:: Record list

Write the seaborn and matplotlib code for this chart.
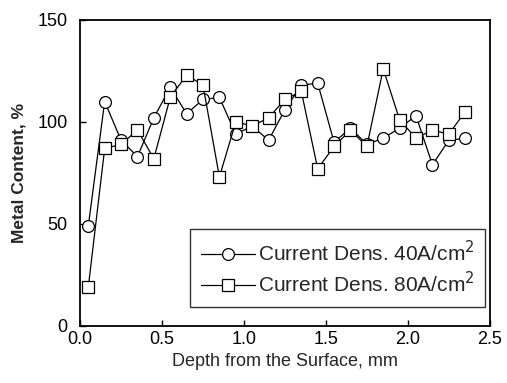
import numpy as np
import pandas as pd
import seaborn as sns
import matplotlib.pyplot as plt

# profundidade (mm) e teor de metal (%)
depth = [0.05, 0.15, 0.25, 0.35, 0.45, 0.55, 0.65, 0.75, 0.85, 0.95, 1.05, 1.15,
         1.25, 1.35, 1.45, 1.55, 1.65, 1.75, 1.85, 1.95, 2.05, 2.15, 2.25, 2.35]
metal_40 = [49, 110, 91, 83, 102, 117, 104, 111, 112, 94, 98, 91,
            106, 118, 119, 90, 97, 89, 92, 97, 103, 79, 91, 92]
metal_80 = [19, 87, 89, 96, 82, 112, 123, 118, 73, 100, 98, 102,
            111, 115, 77, 88, 96, 88, 126, 101, 92, 96, 94, 105]

df = pd.DataFrame({'depth': depth * 2,
                   'metal': metal_40 + metal_80,
                   'serie': ['Current Dens. 40A/cm$^2$'] * len(depth) + ['Current Dens. 80A/cm$^2$'] * len(depth)})

sns.set_style('ticks')
plt.rcParams['font.family'] = ['Liberation Sans', 'DejaVu Sans']

fig, ax = plt.subplots(figsize=(5.07, 3.83), dpi=100)
fig.subplots_adjust(left=0.158, right=0.966, top=0.948, bottom=0.149)

sns.lineplot(data=df, x='depth', y='metal', hue='serie', style='serie',
             markers=['o', 's'], dashes=False, palette=['black', 'black'],
             markersize=8.5, markerfacecolor='white', markeredgecolor='black',
             markeredgewidth=0.9, linewidth=0.9, ax=ax)

ax.set_xlim(0, 2.5)
ax.set_ylim(0, 150)
ax.set_xticks([0.0, 0.5, 1.0, 1.5, 2.0, 2.5])
ax.set_xticklabels(['0.0', '0.5', '1.0', '1.5', '2.0', '2.5'])
ax.set_yticks([0, 50, 100, 150])
ax.tick_params(direction='in', length=4, width=1, labelsize=13, colors='black')
ax.tick_params(axis='y', pad=9)
ax.tick_params(axis='x', pad=4)
for s in ax.spines.values():
    s.set_linewidth(1.3)
    s.set_color('black')

ax.set_xlabel('Depth from the Surface, mm', fontsize=13, labelpad=3)
ax.set_ylabel('Metal Content, %', fontsize=12.5, fontweight='bold', labelpad=8)

leg = ax.legend(loc='lower right', bbox_to_anchor=(0.988, 0.062), fontsize=15,
                frameon=True, fancybox=False, edgecolor='black',
                handlelength=2.6, handletextpad=0.15, borderaxespad=0,
                labelspacing=0.3, borderpad=0.5)
leg.get_frame().set_linewidth(1.0)

plt.savefig('out.png', dpi=100)
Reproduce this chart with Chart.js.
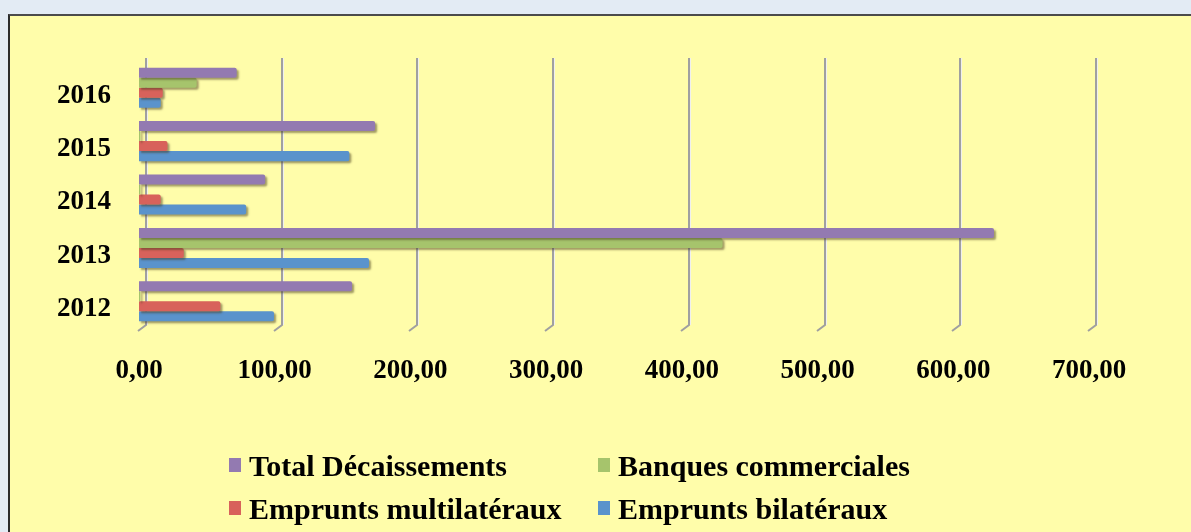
<!DOCTYPE html>
<html lang="fr">
<head>
<meta charset="utf-8">
<title>Décaissements 2012-2016</title>
<script src="https://cdn.jsdelivr.net/npm/chart.js@4.4.1/dist/chart.umd.min.js"></script>
<style>
  html, body { margin: 0; padding: 0; }
  body {
    width: 1191px; height: 532px; overflow: hidden; position: relative;
    background: #e3ebf4;
  }
  #panel {
    position: absolute; left: 8px; top: 14px; right: -4px; bottom: -4px;
    background: #fffdaa; border-left: 2px solid #2b2b2b; border-top: 2px solid #4b4b4b;
  }
  #wrap { position: absolute; left: 0; top: 0; width: 1191px; height: 532px; }
</style>
</head>
<body>
<div id="panel"></div>
<div id="wrap"><canvas id="myChart"></canvas></div>
<script>
// données (en chronologique)
const years = ['2012', '2013', '2014', '2015', '2016'];
const bilateraux = [99.5, 169.5, 79, 155, 16];
const multilateraux = [60, 33, 16, 21, 17.5];
const banques = [1, 430, 1, 1, 42.5];
const total = [157, 630, 93, 174, 72];

const seriesNames = ['Total Décaissements', 'Banques commerciales', 'Emprunts multilatéraux', 'Emprunts bilatéraux'];
const seriesColors = ['#937ab1', '#a6c46c', '#d8625b', '#5a93cc'];
const seriesValues = [total, banques, multilateraux, bilateraux];
const xMax = 700;
const xStep = 100;

// 2016 en haut, 2012 en bas
const labels = years.slice().reverse();

const datasets = seriesNames.map(function(name, i) {
  return {
    label: name,
    data: seriesValues[i].slice().reverse(),
    backgroundColor: seriesColors[i],
    borderWidth: 0,
    borderRadius: { topRight: 2, bottomRight: 2 },
    borderSkipped: 'start',
    barPercentage: 1,
    categoryPercentage: 0.75
  };
});

const serif = "'Liberation Serif', serif";

// grille verticale décalée (effet 3D), dessinée derrière les barres
const backGrid = {
  id: 'backGrid',
  beforeDatasetsDraw(chart) {
    const c = chart.ctx;
    const xs = chart.scales.x;
    c.save();
    xs.ticks.forEach(function(t) {
      const px = Math.round(xs.getPixelForValue(t.value)) + 7;
      c.strokeStyle = '#a0a0a0';
      c.lineWidth = 2;
      c.beginPath();
      c.moveTo(px, 58);
      c.lineTo(px, 325);
      c.lineTo(px - 8, 331);
      c.stroke();
      c.strokeStyle = '#efefef';
      c.lineWidth = 1;
      c.beginPath();
      c.moveTo(px + 1.5, 58);
      c.lineTo(px + 1.5, 325);
      c.stroke();
    });
    c.restore();
  }
};

// ombre portée sous les barres
const barShadow = {
  id: 'barShadow',
  beforeDatasetsDraw(chart) {
    const c = chart.ctx;
    c.save();
    c.shadowColor = 'rgba(70, 60, 30, 0.5)';
    c.shadowOffsetX = 2;
    c.shadowOffsetY = 2;
    c.shadowBlur = 2;
  },
  afterDatasetsDraw(chart) {
    chart.ctx.restore();
  }
};

// légende sur deux colonnes, sous le graphique
const twoColLegend = {
  id: 'twoColLegend',
  afterDraw(chart) {
    const c = chart.ctx;
    const colX = [229, 598];
    const rowY = [467, 510];
    c.save();
    c.font = "bold 30px 'Liberation Serif', serif";
    c.textBaseline = 'middle';
    chart.data.datasets.forEach(function(ds, i) {
      const x = colX[i % 2];
      const y = rowY[Math.floor(i / 2)];
      c.fillStyle = ds.backgroundColor;
      c.fillRect(x, y - 9, 12, 14);
      c.fillStyle = '#000';
      c.fillText(ds.label, x + 20, y + 1);
    });
    c.restore();
  }
};

const ctx = document.getElementById('myChart').getContext('2d');
const myChart = new Chart(ctx, {
  type: 'bar',
  data: { labels: labels, datasets: datasets },
  options: {
    indexAxis: 'y',
    responsive: true,
    maintainAspectRatio: false,
    animation: false,
    layout: { padding: { top: 61, right: 102, left: 0, bottom: 112 } },
    plugins: {
      legend: { display: false },
      tooltip: { enabled: false }
    },
    scales: {
      x: {
        min: 0,
        max: xMax,
        grid: { display: false },
        border: { display: false },
        ticks: {
          stepSize: xStep,
          padding: 19,
          color: '#000',
          font: { family: serif, size: 27, weight: 'bold' },
          callback: function(v) { return v.toFixed(2).replace('.', ','); }
        },
        afterFit: function(s) { s.height = 92; }
      },
      y: {
        grid: { display: false },
        border: { display: false },
        ticks: {
          padding: 20,
          labelOffset: 8,
          color: '#000',
          font: { family: serif, size: 27, weight: 'bold' }
        },
        afterFit: function(s) { s.width = 139; }
      }
    }
  },
  plugins: [backGrid, barShadow, twoColLegend]
});
</script>
</body>
</html>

::::

▶ Task to complete: Transcribe the material as is, with images omitted.

▶ Response to the exercise:
Write the seaborn and matplotlib code for this chart.
import numpy as np
import pandas as pd
import seaborn as sns
import matplotlib.pyplot as plt

# profundidade (mm) e teor de metal (%)
depth = [0.05, 0.15, 0.25, 0.35, 0.45, 0.55, 0.65, 0.75, 0.85, 0.95, 1.05, 1.15,
         1.25, 1.35, 1.45, 1.55, 1.65, 1.75, 1.85, 1.95, 2.05, 2.15, 2.25, 2.35]
metal_40 = [49, 110, 91, 83, 102, 117, 104, 111, 112, 94, 98, 91,
            106, 118, 119, 90, 97, 89, 92, 97, 103, 79, 91, 92]
metal_80 = [19, 87, 89, 96, 82, 112, 123, 118, 73, 100, 98, 102,
            111, 115, 77, 88, 96, 88, 126, 101, 92, 96, 94, 105]

df = pd.DataFrame({'depth': depth * 2,
                   'metal': metal_40 + metal_80,
                   'serie': ['Current Dens. 40A/cm$^2$'] * len(depth) + ['Current Dens. 80A/cm$^2$'] * len(depth)})

sns.set_style('ticks')
plt.rcParams['font.family'] = ['Liberation Sans', 'DejaVu Sans']

fig, ax = plt.subplots(figsize=(5.07, 3.83), dpi=100)
fig.subplots_adjust(left=0.158, right=0.966, top=0.948, bottom=0.149)

sns.lineplot(data=df, x='depth', y='metal', hue='serie', style='serie',
             markers=['o', 's'], dashes=False, palette=['black', 'black'],
             markersize=8.5, markerfacecolor='white', markeredgecolor='black',
             markeredgewidth=0.9, linewidth=0.9, ax=ax)

ax.set_xlim(0, 2.5)
ax.set_ylim(0, 150)
ax.set_xticks([0.0, 0.5, 1.0, 1.5, 2.0, 2.5])
ax.set_xticklabels(['0.0', '0.5', '1.0', '1.5', '2.0', '2.5'])
ax.set_yticks([0, 50, 100, 150])
ax.tick_params(direction='in', length=4, width=1, labelsize=13, colors='black')
ax.tick_params(axis='y', pad=9)
ax.tick_params(axis='x', pad=4)
for s in ax.spines.values():
    s.set_linewidth(1.3)
    s.set_color('black')

ax.set_xlabel('Depth from the Surface, mm', fontsize=13, labelpad=3)
ax.set_ylabel('Metal Content, %', fontsize=12.5, fontweight='bold', labelpad=8)

leg = ax.legend(loc='lower right', bbox_to_anchor=(0.988, 0.062), fontsize=15,
                frameon=True, fancybox=False, edgecolor='black',
                handlelength=2.6, handletextpad=0.15, borderaxespad=0,
                labelspacing=0.3, borderpad=0.5)
leg.get_frame().set_linewidth(1.0)

plt.savefig('out.png', dpi=100)
Reproduce this chart with Chart.js.
<!DOCTYPE html>
<html lang="fr">
<head>
<meta charset="utf-8">
<title>Décaissements 2012-2016</title>
<script src="https://cdn.jsdelivr.net/npm/chart.js@4.4.1/dist/chart.umd.min.js"></script>
<style>
  html, body { margin: 0; padding: 0; }
  body {
    width: 1191px; height: 532px; overflow: hidden; position: relative;
    background: #e3ebf4;
  }
  #panel {
    position: absolute; left: 8px; top: 14px; right: -4px; bottom: -4px;
    background: #fffdaa; border-left: 2px solid #2b2b2b; border-top: 2px solid #4b4b4b;
  }
  #wrap { position: absolute; left: 0; top: 0; width: 1191px; height: 532px; }
</style>
</head>
<body>
<div id="panel"></div>
<div id="wrap"><canvas id="myChart"></canvas></div>
<script>
// données (en chronologique)
const years = ['2012', '2013', '2014', '2015', '2016'];
const bilateraux = [99.5, 169.5, 79, 155, 16];
const multilateraux = [60, 33, 16, 21, 17.5];
const banques = [1, 430, 1, 1, 42.5];
const total = [157, 630, 93, 174, 72];

const seriesNames = ['Total Décaissements', 'Banques commerciales', 'Emprunts multilatéraux', 'Emprunts bilatéraux'];
const seriesColors = ['#937ab1', '#a6c46c', '#d8625b', '#5a93cc'];
const seriesValues = [total, banques, multilateraux, bilateraux];
const xMax = 700;
const xStep = 100;

// 2016 en haut, 2012 en bas
const labels = years.slice().reverse();

const datasets = seriesNames.map(function(name, i) {
  return {
    label: name,
    data: seriesValues[i].slice().reverse(),
    backgroundColor: seriesColors[i],
    borderWidth: 0,
    borderRadius: { topRight: 2, bottomRight: 2 },
    borderSkipped: 'start',
    barPercentage: 1,
    categoryPercentage: 0.75
  };
});

const serif = "'Liberation Serif', serif";

// grille verticale décalée (effet 3D), dessinée derrière les barres
const backGrid = {
  id: 'backGrid',
  beforeDatasetsDraw(chart) {
    const c = chart.ctx;
    const xs = chart.scales.x;
    c.save();
    xs.ticks.forEach(function(t) {
      const px = Math.round(xs.getPixelForValue(t.value)) + 7;
      c.strokeStyle = '#a0a0a0';
      c.lineWidth = 2;
      c.beginPath();
      c.moveTo(px, 58);
      c.lineTo(px, 325);
      c.lineTo(px - 8, 331);
      c.stroke();
      c.strokeStyle = '#efefef';
      c.lineWidth = 1;
      c.beginPath();
      c.moveTo(px + 1.5, 58);
      c.lineTo(px + 1.5, 325);
      c.stroke();
    });
    c.restore();
  }
};

// ombre portée sous les barres
const barShadow = {
  id: 'barShadow',
  beforeDatasetsDraw(chart) {
    const c = chart.ctx;
    c.save();
    c.shadowColor = 'rgba(70, 60, 30, 0.5)';
    c.shadowOffsetX = 2;
    c.shadowOffsetY = 2;
    c.shadowBlur = 2;
  },
  afterDatasetsDraw(chart) {
    chart.ctx.restore();
  }
};

// légende sur deux colonnes, sous le graphique
const twoColLegend = {
  id: 'twoColLegend',
  afterDraw(chart) {
    const c = chart.ctx;
    const colX = [229, 598];
    const rowY = [467, 510];
    c.save();
    c.font = "bold 30px 'Liberation Serif', serif";
    c.textBaseline = 'middle';
    chart.data.datasets.forEach(function(ds, i) {
      const x = colX[i % 2];
      const y = rowY[Math.floor(i / 2)];
      c.fillStyle = ds.backgroundColor;
      c.fillRect(x, y - 9, 12, 14);
      c.fillStyle = '#000';
      c.fillText(ds.label, x + 20, y + 1);
    });
    c.restore();
  }
};

const ctx = document.getElementById('myChart').getContext('2d');
const myChart = new Chart(ctx, {
  type: 'bar',
  data: { labels: labels, datasets: datasets },
  options: {
    indexAxis: 'y',
    responsive: true,
    maintainAspectRatio: false,
    animation: false,
    layout: { padding: { top: 61, right: 102, left: 0, bottom: 112 } },
    plugins: {
      legend: { display: false },
      tooltip: { enabled: false }
    },
    scales: {
      x: {
        min: 0,
        max: xMax,
        grid: { display: false },
        border: { display: false },
        ticks: {
          stepSize: xStep,
          padding: 19,
          color: '#000',
          font: { family: serif, size: 27, weight: 'bold' },
          callback: function(v) { return v.toFixed(2).replace('.', ','); }
        },
        afterFit: function(s) { s.height = 92; }
      },
      y: {
        grid: { display: false },
        border: { display: false },
        ticks: {
          padding: 20,
          labelOffset: 8,
          color: '#000',
          font: { family: serif, size: 27, weight: 'bold' }
        },
        afterFit: function(s) { s.width = 139; }
      }
    }
  },
  plugins: [backGrid, barShadow, twoColLegend]
});
</script>
</body>
</html>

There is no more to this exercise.